An Oscar-winning short with millions of views on YouTube won’t be able to match the advertising income of a few dozen streams of people playing video games on a popular Machinima channel. Releasing 15 minutes a year of the best quality video loses out to someone creating an hour a day of super low-cost video targeted at a well-defined marketing demographic. YouTube is of course unmatched for testing, finding and building an audience, which can translate well into crowdfunding campaigns (Video Game High School and Feminist Frequency being good examples). And YouTube is expected to make over $6 billion from advertising in 2013 – over half of which goes to creators, channel networks and rights holders. Still, as a revenue source for high-production-value, slow-turnout film in itself, it currently seems a dead end.
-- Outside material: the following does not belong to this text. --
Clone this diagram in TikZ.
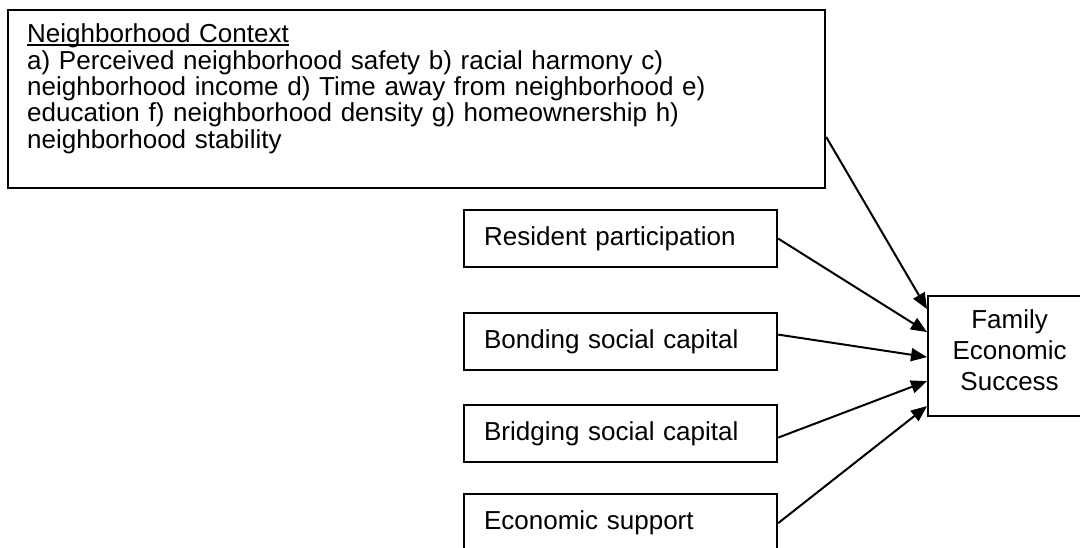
\documentclass[tikz,border=0pt]{standalone}
\usepackage{fontspec}
\setmainfont{Liberation Sans}
\usetikzlibrary{arrows.meta,calc}
\newcommand\myul[1]{\setbox0\hbox{#1}\rlap{\rule[-2.8pt]{\wd0}{1.6pt}}\box0}
\begin{document}
\begin{tikzpicture}[x=1pt,y=-1pt,
  box/.style={draw,line width=2.2pt,inner sep=0pt},
  smallbox/.style={box,anchor=north west,text width=273pt,inner xsep=20pt,inner ysep=0pt,
    minimum height=57pt,align=left,font=\fontsize{26}{26}\selectfont},
  conn/.style={line width=2pt,-{Triangle[length=16pt,width=13pt]}}]
\useasboundingbox (0,0) rectangle (1080,548);
\fill[white] (0,0) rectangle (1080,548);
\clip (0,0) rectangle (1080,548);

\node[box,anchor=north west,minimum width=817pt,minimum height=178pt] (ctx) at (7,9) {};
\node[anchor=base west,inner sep=0pt,text width=790pt,align=left,
      font=\fontsize{26}{26.3}\selectfont] (ctxtext) at (27,43)
  {\myul{Neighborhood Context}\\
   a) Perceived neighborhood safety b) racial harmony c)\\
   neighborhood income d) Time away from neighborhood e)\\
   education f) neighborhood density g) homeownership h)\\
   neighborhood stability};

\node[smallbox] (res) at (463,209) {Resident participation};
\node[smallbox] (bond) at (463,312) {Bonding social capital};
\node[smallbox] (bridge) at (463,404) {Bridging social capital};
\node[smallbox,minimum height=58pt] (econ) at (463,493) {Economic support};

\node[box,anchor=north west,minimum width=163pt,minimum height=120pt,align=center,
      text depth=12pt,font=\fontsize{26}{31}\selectfont] (fam) at (927,295)
  {Family\\Economic\\Success};

\draw[conn] ($(ctx.north east)!0.71!(ctx.south east)$) -- ($(fam.west)+(0,-47)$);
\draw[conn] (res.east) -- ($(fam.west)+(0,-24)$);
\draw[conn] ($(bond.east)+(0,-7)$) -- ($(fam.west)+(0,1)$);
\draw[conn] ($(bridge.east)+(0,4)$) -- ($(fam.west)+(0,25)$);
\draw[conn] (econ.east) -- ($(fam.west)+(0,50)$);
\end{tikzpicture}
\end{document}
Kickstarter campaign by Feminist Frequency

In the traditional film and television world it’s impossible to imagine an established artist like Thom Yorke being paid the same as a newcomer or a 50-year-old library clip. Of course there’s something liberating about that level of democratisation for newcomers. However, the most profitable acts on Spotify are the millions of tracks of library and archive owned by major rightsholders. Rather than being an enabler, the flatness in payment structure is failing to support a new generation of creation.
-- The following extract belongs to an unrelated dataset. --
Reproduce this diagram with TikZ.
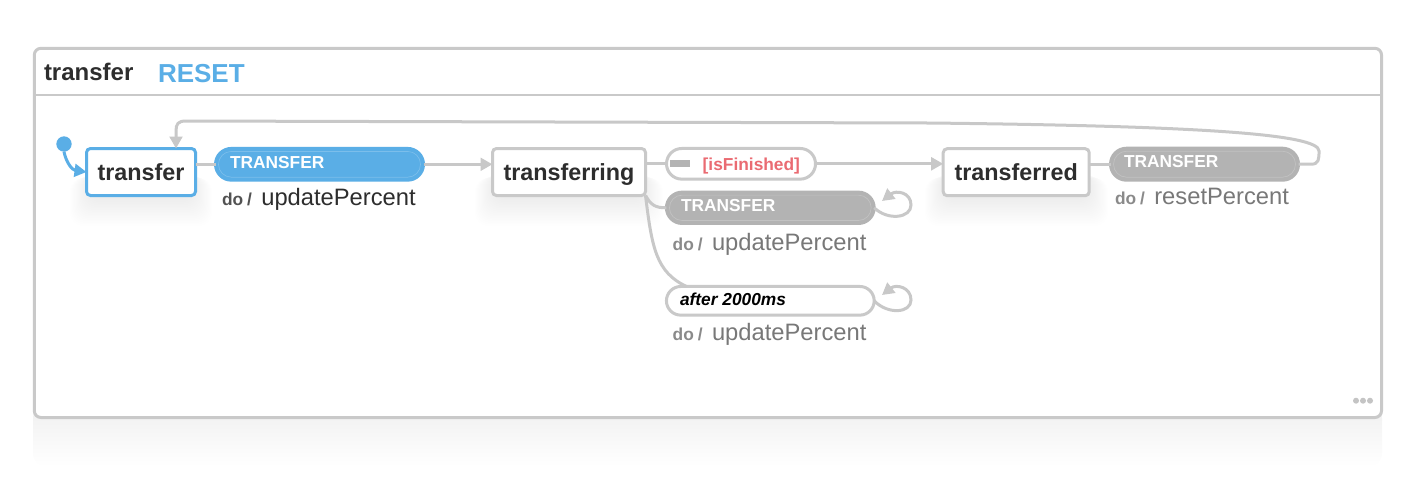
\documentclass[tikz,border=0pt]{standalone}
\usepackage{fontspec}
\setmainfont{Liberation Sans}
\usetikzlibrary{arrows.meta,calc}

\definecolor{rim}{HTML}{C9C9C9}
\definecolor{wire}{HTML}{C8C8C8}
\definecolor{ink}{HTML}{2D2D2D}
\definecolor{active}{HTML}{5AAEE6}
\definecolor{idle}{HTML}{B3B3B3}
\definecolor{muted}{HTML}{787878}
\definecolor{mutedbold}{HTML}{8A8A8A}
\definecolor{guardred}{HTML}{EA6B72}
\definecolor{dots}{HTML}{C4C4C4}

% font of the small "do /" prefix of an action
\newcommand\dofont{\fontsize{13}{15}\selectfont\bfseries}

% soft halo drawn beneath a box: corners (x1,y1) (x2,y2), colour
\newcommand\softglow[5]{%
  \foreach \k in {1,...,20}{%
    \fill[#5, opacity=0.0045, rounded corners=10pt]
      (#1-\k*1.1,#2+\k*0.4) rectangle (#3+\k*1.1,#4+\k*1.6);}}

\tikzset{
  every node/.style={inner sep=0pt, outer sep=0pt},
  wiretip/.tip={Triangle[length=9pt,width=9.5pt]},
  wireline/.style={draw=wire, line width=2.25pt},
  stepbox/.style={draw=rim, line width=2.25pt, fill=white, rounded corners=3pt,
    minimum height=35.25pt, text=ink, text height=13pt, text depth=0pt,
    font=\fontsize{17.5}{20}\selectfont\bfseries},
  pillbox/.style={line width=2.25pt},
  pilltext/.style={anchor=base west, font=\fontsize{13}{15}\selectfont\bfseries},
  desc/.style={anchor=base west, font=\fontsize{17.8}{20}\selectfont, text=muted},
}

\begin{document}
\begin{tikzpicture}[x=0.75pt,y=-0.75pt]
\useasboundingbox (0,0) rectangle (1426,480);

% shadow below the machine frame
\shade[top color=black!6, bottom color=white, rounded corners=10pt]
  (33,405) rectangle (1382,467);

% machine frame with its header
\draw[rim, line width=2.25pt, fill=white, rounded corners=5pt]
  (34.3,48.3) rectangle (1381.5,417.5);
\draw[rim, line width=1.5pt] (34.3,94.7) -- (1381.5,94.7);
\node[anchor=base west, text=ink, font=\fontsize{18}{20}\selectfont\bfseries]
  (title) at (44,80) {transfer};
\node[anchor=base west, text=active, font=\fontsize{19.5}{22}\selectfont\bfseries]
  (reset) at (158,82.5) {RESET};

% halos under the states
\softglow{92}{170}{190}{194}{active}
\softglow{497}{170}{641}{194}{black}
\softglow{947}{170}{1086}{194}{black}

% states
\node[stepbox, draw=active, minimum width=81.75pt] (s1) at (141,172) {transfer};
\node[stepbox, minimum width=114.75pt] (s2) at (569,172) {transferring};
\node[stepbox, minimum width=109.5pt] (s3) at (1016.2,172.2) {transferred};

% event pills
\node[pillbox, fill=active, draw=active, rounded corners=11.9pt,
      minimum width=156pt, minimum height=23.8pt] (p1) at (319.5,164.3) {};
\node[pillbox, fill=white, draw=rim, rounded corners=11.5pt,
      minimum width=111.75pt, minimum height=23pt] (g1) at (741,163.8) {};
\node[pillbox, fill=idle, draw=idle, rounded corners=11.75pt,
      minimum width=155.8pt, minimum height=23.5pt] (p2) at (770.3,207.8) {};
\node[pillbox, fill=white, draw=rim, rounded corners=10.75pt,
      minimum width=155.8pt, minimum height=21.5pt] (p3) at (770.3,300.8) {};
\node[pillbox, fill=idle, draw=idle, rounded corners=12pt,
      minimum width=141pt, minimum height=24pt] (g3) at (1204.5,164.2) {};

% faint inner rings of the filled pills
\foreach \p/\r in {p1/9.6pt, p2/9.5pt, g3/9.8pt}
  \draw[white, opacity=0.2, line width=0.5pt, rounded corners=\r]
    ($(\p.south west)+(3,-3)$) rectangle ($(\p.north east)+(-3,3)$);

% guard marker
\fill[idle] (670,160) rectangle (690,166.7);

% pill labels
\node[pilltext, text=white] (lp1) at (230,168) {TRANSFER};
\node[pilltext, text=guardred] (lg1) at (702.7,170) {[isFinished]};
\node[pilltext, text=white] (lp2) at (681,211.7) {TRANSFER};
\node[pilltext, text=black, font=\fontsize{13}{15}\selectfont\bfseries\itshape]
  (lp3) at (680,305) {after 2000ms};
\node[pilltext, text=white] (lg3) at (1124,167.3) {TRANSFER};

% actions
\node[desc, text=ink] (d1) at (222,205.7)
  {{\dofont\color{black!68}do\hspace{3pt}/}\hspace{7pt}updatePercent};
\node[desc] (d2) at (672.7,250)
  {{\dofont\color{mutedbold}do\hspace{3pt}/}\hspace{7pt}updatePercent};
\node[desc] (d3) at (672.7,340.7)
  {{\dofont\color{mutedbold}do\hspace{3pt}/}\hspace{7pt}updatePercent};
\node[desc] (d4) at (1115,204.3)
  {{\dofont\color{mutedbold}do\hspace{3pt}/}\hspace{7pt}resetPercent};

% initial pseudo-state
\node[circle, fill=active, minimum size=11.5pt] (init) at (64,144) {};
\draw[draw=active, line width=2.25pt, -{wiretip}]
  (init.south) .. controls (66,162) and (72,170) .. (s1.west);

% transitions
\draw[wireline] (s1.east |- p1.west) -- (p1.west);
\draw[wireline, -{wiretip}] (p1.east) -- (s2.west |- p1.east);
\draw[wireline] (s2.east |- g1.west) -- (g1.west);
\draw[wireline, -{wiretip}] (g1.east) -- (s3.west |- g1.east);
\draw[wireline] (s2.south east) .. controls (651,205) and (655,207.8) .. (p2.west);
\draw[wireline] (s2.south east) .. controls (652,248) and (656,272) .. ($(p3.north west)+(20,0)$);
\draw[wireline] (s3.east |- g3.west) -- (g3.west);

% self loops
\draw[wireline, -{wiretip}]
  (p2.east) .. controls (888,221) and (911,218) .. (911,205)
            .. controls (911,192) and (896,190) .. (882,201);
\draw[wireline, -{wiretip}]
  (p3.east) .. controls (888,315) and (911,313) .. (911,300)
            .. controls (911,287) and (896,284) .. (882,295);

% return path back to the first state
\coordinate (ret) at (176,0);
\draw[wireline, -{wiretip}]
  (g3.east) -- (1311,164.2) .. controls (1319,164.2) and (1319,159) .. (1319,151)
  .. controls (1319,134) and (1200,126) .. (930,123) -- (186,121)
  .. controls (178,121) and (176,124) .. (176,131) -- (ret |- s1.north);

% corner menu dots
\foreach \x in {1356,1363,1370}
  \fill[dots] (\x,400.7) circle (3);
\end{tikzpicture}
\end{document}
Thom Yorke Picure by Tim Cochrane/Radiohead via Wikimedia CommonsIt’s not an insolvable problem – paying a higher price for licences when music or video is new, and lowering the price over time, could still be done computationally and would be closer to the traditional rights model for music and film. Radiohead’s producer Nigel Godrich has called for just that – but to little response.
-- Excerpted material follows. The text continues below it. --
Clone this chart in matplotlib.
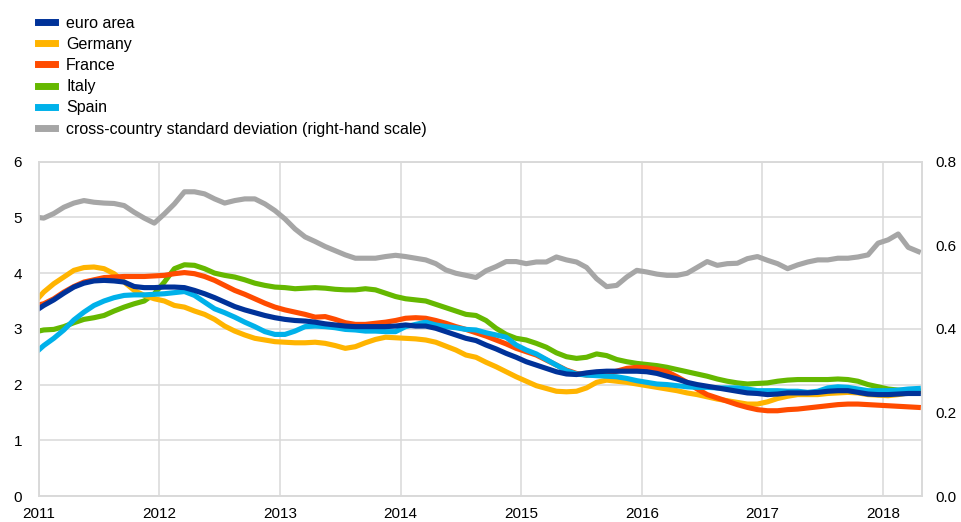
import numpy as np
import matplotlib
matplotlib.use('Agg')
import matplotlib.pyplot as plt
from matplotlib.lines import Line2D

plt.rcParams['font.family'] = ['Liberation Sans', 'DejaVu Sans']

# monthly data, Dec 2010 to Apr 2018 (percentages)
euro_area = [3.30,
             3.42, 3.52, 3.64, 3.75, 3.82, 3.86, 3.87, 3.86, 3.84, 3.76, 3.74, 3.74,
             3.75, 3.75, 3.74, 3.69, 3.63, 3.56, 3.48, 3.40, 3.34, 3.29, 3.24, 3.20,
             3.17, 3.15, 3.14, 3.12, 3.09, 3.07, 3.05, 3.04, 3.04, 3.04, 3.04, 3.05,
             3.07, 3.05, 3.05, 3.01, 2.95, 2.89, 2.83, 2.79, 2.71, 2.64, 2.56, 2.49,
             2.41, 2.35, 2.29, 2.23, 2.19, 2.18, 2.21, 2.23, 2.24, 2.24, 2.24, 2.24,
             2.23, 2.20, 2.15, 2.10, 2.04, 2.00, 1.97, 1.94, 1.91, 1.88, 1.85, 1.84,
             1.82, 1.83, 1.85, 1.85, 1.85, 1.86, 1.88, 1.89, 1.89, 1.86, 1.83, 1.82,
             1.82, 1.83, 1.84, 1.84]
germany = [3.46,
           3.66, 3.81, 3.93, 4.05, 4.10, 4.11, 4.08, 3.99, 3.84, 3.69, 3.60, 3.54,
           3.50, 3.42, 3.39, 3.32, 3.26, 3.17, 3.05, 2.96, 2.89, 2.83, 2.80, 2.77,
           2.76, 2.75, 2.75, 2.76, 2.74, 2.70, 2.65, 2.68, 2.75, 2.81, 2.85, 2.84,
           2.83, 2.82, 2.80, 2.76, 2.69, 2.62, 2.53, 2.49, 2.40, 2.32, 2.23, 2.14,
           2.06, 1.98, 1.93, 1.88, 1.87, 1.88, 1.94, 2.04, 2.08, 2.06, 2.04, 2.01,
           1.98, 1.95, 1.92, 1.89, 1.85, 1.82, 1.78, 1.74, 1.71, 1.68, 1.65, 1.65,
           1.69, 1.75, 1.79, 1.82, 1.82, 1.82, 1.84, 1.85, 1.86, 1.85, 1.82, 1.81,
           1.80, 1.82, 1.85, 1.88]
france = [3.41,
          3.45, 3.54, 3.66, 3.76, 3.84, 3.88, 3.92, 3.93, 3.94, 3.94, 3.94, 3.95,
          3.96, 3.99, 4.01, 3.99, 3.94, 3.87, 3.78, 3.69, 3.62, 3.54, 3.46, 3.39,
          3.34, 3.30, 3.26, 3.21, 3.22, 3.17, 3.11, 3.08, 3.08, 3.10, 3.12, 3.15,
          3.19, 3.20, 3.19, 3.15, 3.10, 3.04, 2.99, 2.93, 2.87, 2.80, 2.73, 2.65,
          2.59, 2.53, 2.44, 2.35, 2.26, 2.20, 2.17, 2.18, 2.20, 2.24, 2.29, 2.31,
          2.30, 2.27, 2.23, 2.14, 2.04, 1.92, 1.82, 1.76, 1.70, 1.64, 1.59, 1.55,
          1.53, 1.53, 1.55, 1.56, 1.58, 1.60, 1.62, 1.64, 1.65, 1.65, 1.64, 1.63,
          1.62, 1.61, 1.60, 1.59]
italy = [2.94,
         2.98, 2.99, 3.04, 3.11, 3.17, 3.20, 3.24, 3.32, 3.39, 3.45, 3.50, 3.63,
         3.84, 4.08, 4.15, 4.14, 4.08, 4.00, 3.96, 3.93, 3.88, 3.82, 3.78, 3.75,
         3.74, 3.72, 3.73, 3.74, 3.73, 3.71, 3.70, 3.70, 3.72, 3.70, 3.64, 3.58,
         3.54, 3.52, 3.50, 3.44, 3.38, 3.32, 3.26, 3.24, 3.15, 3.01, 2.90, 2.83,
         2.80, 2.74, 2.67, 2.57, 2.50, 2.47, 2.49, 2.55, 2.52, 2.45, 2.41, 2.38,
         2.36, 2.34, 2.31, 2.27, 2.23, 2.19, 2.15, 2.10, 2.06, 2.03, 2.01, 2.02,
         2.03, 2.06, 2.08, 2.09, 2.09, 2.09, 2.09, 2.10, 2.09, 2.06, 2.00, 1.96,
         1.92, 1.90, 1.89, 1.88]
spain = [2.54,
         2.70, 2.83, 2.98, 3.16, 3.30, 3.42, 3.50, 3.56, 3.60, 3.61, 3.61, 3.62,
         3.63, 3.65, 3.67, 3.60, 3.48, 3.36, 3.29, 3.21, 3.12, 3.04, 2.95, 2.90,
         2.90, 2.96, 3.04, 3.05, 3.04, 3.02, 2.99, 2.98, 2.96, 2.96, 2.95, 2.95,
         3.04, 3.08, 3.12, 3.07, 3.04, 3.02, 2.99, 2.98, 2.93, 2.89, 2.85, 2.71,
         2.62, 2.55, 2.45, 2.35, 2.25, 2.19, 2.17, 2.16, 2.15, 2.14, 2.11, 2.07,
         2.04, 2.01, 2.00, 1.98, 1.96, 1.95, 1.95, 1.94, 1.94, 1.94, 1.92, 1.89,
         1.89, 1.89, 1.88, 1.88, 1.86, 1.88, 1.94, 1.96, 1.95, 1.92, 1.89, 1.89,
         1.89, 1.90, 1.92, 1.93]
# cross-country standard deviation (right-hand scale)
std_dev = [0.668,
           0.665, 0.676, 0.691, 0.701, 0.707, 0.703, 0.701, 0.700, 0.695, 0.679, 0.665, 0.653,
           0.675, 0.699, 0.728, 0.728, 0.723, 0.711, 0.701, 0.707, 0.711, 0.711, 0.699, 0.683,
           0.663, 0.639, 0.620, 0.609, 0.597, 0.587, 0.577, 0.569, 0.569, 0.569, 0.573, 0.576,
           0.573, 0.569, 0.565, 0.556, 0.541, 0.533, 0.528, 0.523, 0.539, 0.549, 0.561, 0.561,
           0.556, 0.560, 0.560, 0.572, 0.565, 0.560, 0.547, 0.520, 0.501, 0.504, 0.524, 0.540,
           0.536, 0.531, 0.528, 0.528, 0.533, 0.547, 0.561, 0.552, 0.556, 0.557, 0.568, 0.573,
           0.564, 0.556, 0.544, 0.553, 0.560, 0.565, 0.565, 0.569, 0.569, 0.572, 0.577, 0.605,
           0.613, 0.627, 0.595, 0.585]

years = [2011, 2012, 2013, 2014, 2015, 2016, 2017, 2018]

# mid-month positions, first point is Dec 2010
x = 2011 + (np.arange(len(euro_area)) - 0.5) / 12

fig = plt.figure(figsize=(9.62, 5.22), dpi=100)
ax = fig.add_axes([38.7 / 962, 26 / 522, (921.7 - 38.7) / 962, (496 - 161.7) / 522])
ax2 = ax.twinx()

lw = 3.7
ax.plot(x, euro_area, color='#003299', lw=lw, label='euro area', zorder=6)
ax.plot(x, germany, color='#FFB400', lw=lw, label='Germany', zorder=3)
ax.plot(x, france, color='#FF4B00', lw=lw, label='France', zorder=4)
ax.plot(x, italy, color='#65B800', lw=lw, label='Italy', zorder=2)
ax.plot(x, spain, color='#00B1EA', lw=lw, label='Spain', zorder=5)
ax2.plot(x, std_dev, color='#A6A6A6', lw=lw)

ax.set_xlim(2011, 2018.32)
ax.set_ylim(0, 6)
ax2.set_ylim(0, 0.8)
ax.set_xticks(years)
ax.set_xticklabels([str(y) for y in years])
ax.set_yticks(range(7))
ax2.set_yticks([0, 0.2, 0.4, 0.6, 0.8])
ax2.set_yticklabels(['0.0', '0.2', '0.4', '0.6', '0.8'])

ax.grid(True, color='#D9D9D9', lw=1.1)
ax.set_axisbelow(True)
for a in (ax, ax2):
    for s in a.spines.values():
        s.set_color('#D9D9D9')
        s.set_linewidth(1.1)
    a.tick_params(length=0, labelsize=11, colors='#000000')
ax.tick_params(axis='x', pad=8)
ax.tick_params(axis='y', pad=12)
ax2.tick_params(axis='y', pad=10)

handles = [Line2D([], [], color=c, lw=5) for c in
           ['#003299', '#FFB400', '#FF4B00', '#65B800', '#00B1EA', '#A6A6A6']]
labels = ['euro area', 'Germany', 'France', 'Italy', 'Spain',
          'cross-country standard deviation (right-hand scale)']
fig.legend(handles, labels, loc='upper left', bbox_to_anchor=(38 / 962, 1 - 15.5 / 522),
           frameon=False, fontsize=11.5, handlelength=1.06, handletextpad=0.7,
           labelspacing=0.39, borderpad=0, borderaxespad=0)

fig.savefig('out.png', dpi=100)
And this is the key problem with the rise of these monopolies: the more powerful the platforms become as they shape into ‘the only game in town’ for their sector, the more musicians and filmmakers are left with no leverage to demand a better rights model from them as the services have complete power over pricing and terms. YouTube takes a bigger cut in ad commission from creators than Apple; Apple can ban apps it doesn’t like from some 250 million iPhones; Netflix pays a flat fee so you make as much money whether your film is watched once or ten million times; while Amazon can demand a 65 per cent royalty on Kindle books costing over $10 because they practically own millions of devices. So while there are an increasing number of successful models for making money with video online, in the scramble to adapt, and with an industry resistance to open video, we’ve ended up with a structure that echoes the all-powerful MPPC/Edison Trust.

Over four blog posts, I’ve now spelt out what I’d describe as the main challenges facing indie film:

  • attention scarcity: an increase at the supply-end in films and a decrease at the demand-end of attention (amidst the rise of social media and video games) hasn’t been matched with a change in the sale price and arguably presents a bigger challenge than piracy;
  • user-unfriendliness: a lack of legitimate availability amidst a background of easy piracy;
  • closed systems: a misguided response to piracy through DRM and litigation that has empowered tech monopolies;
  • tech monopolies: the risk of a market with more powerful and centralised gatekeepers than Hollywood ever knew, and one that incentivises quantity over quality,

For many filmmakers these might seem obscure, dry, structural issues, and for so long the concern for many of us has simply been to prove to investors that digital distribution works and can be profitable: that there’s a bigger story online than piracy. With the levels of online sales now making up for the decline in physical revenues (against an expanding global theatrical market), the worry now would seem to be: who are our new digital overlords, and how much will they ever care about independent filmmaking?

We seem to be in the process of replacing the once all-powerful seven film studios with barely two or three technology-focused gatekeepers. Indies risk becoming increasingly marginalised and irrelevant to these giants, in a world where for Apple or Google selling films is a tiny part of their business – and making films is almost none of it.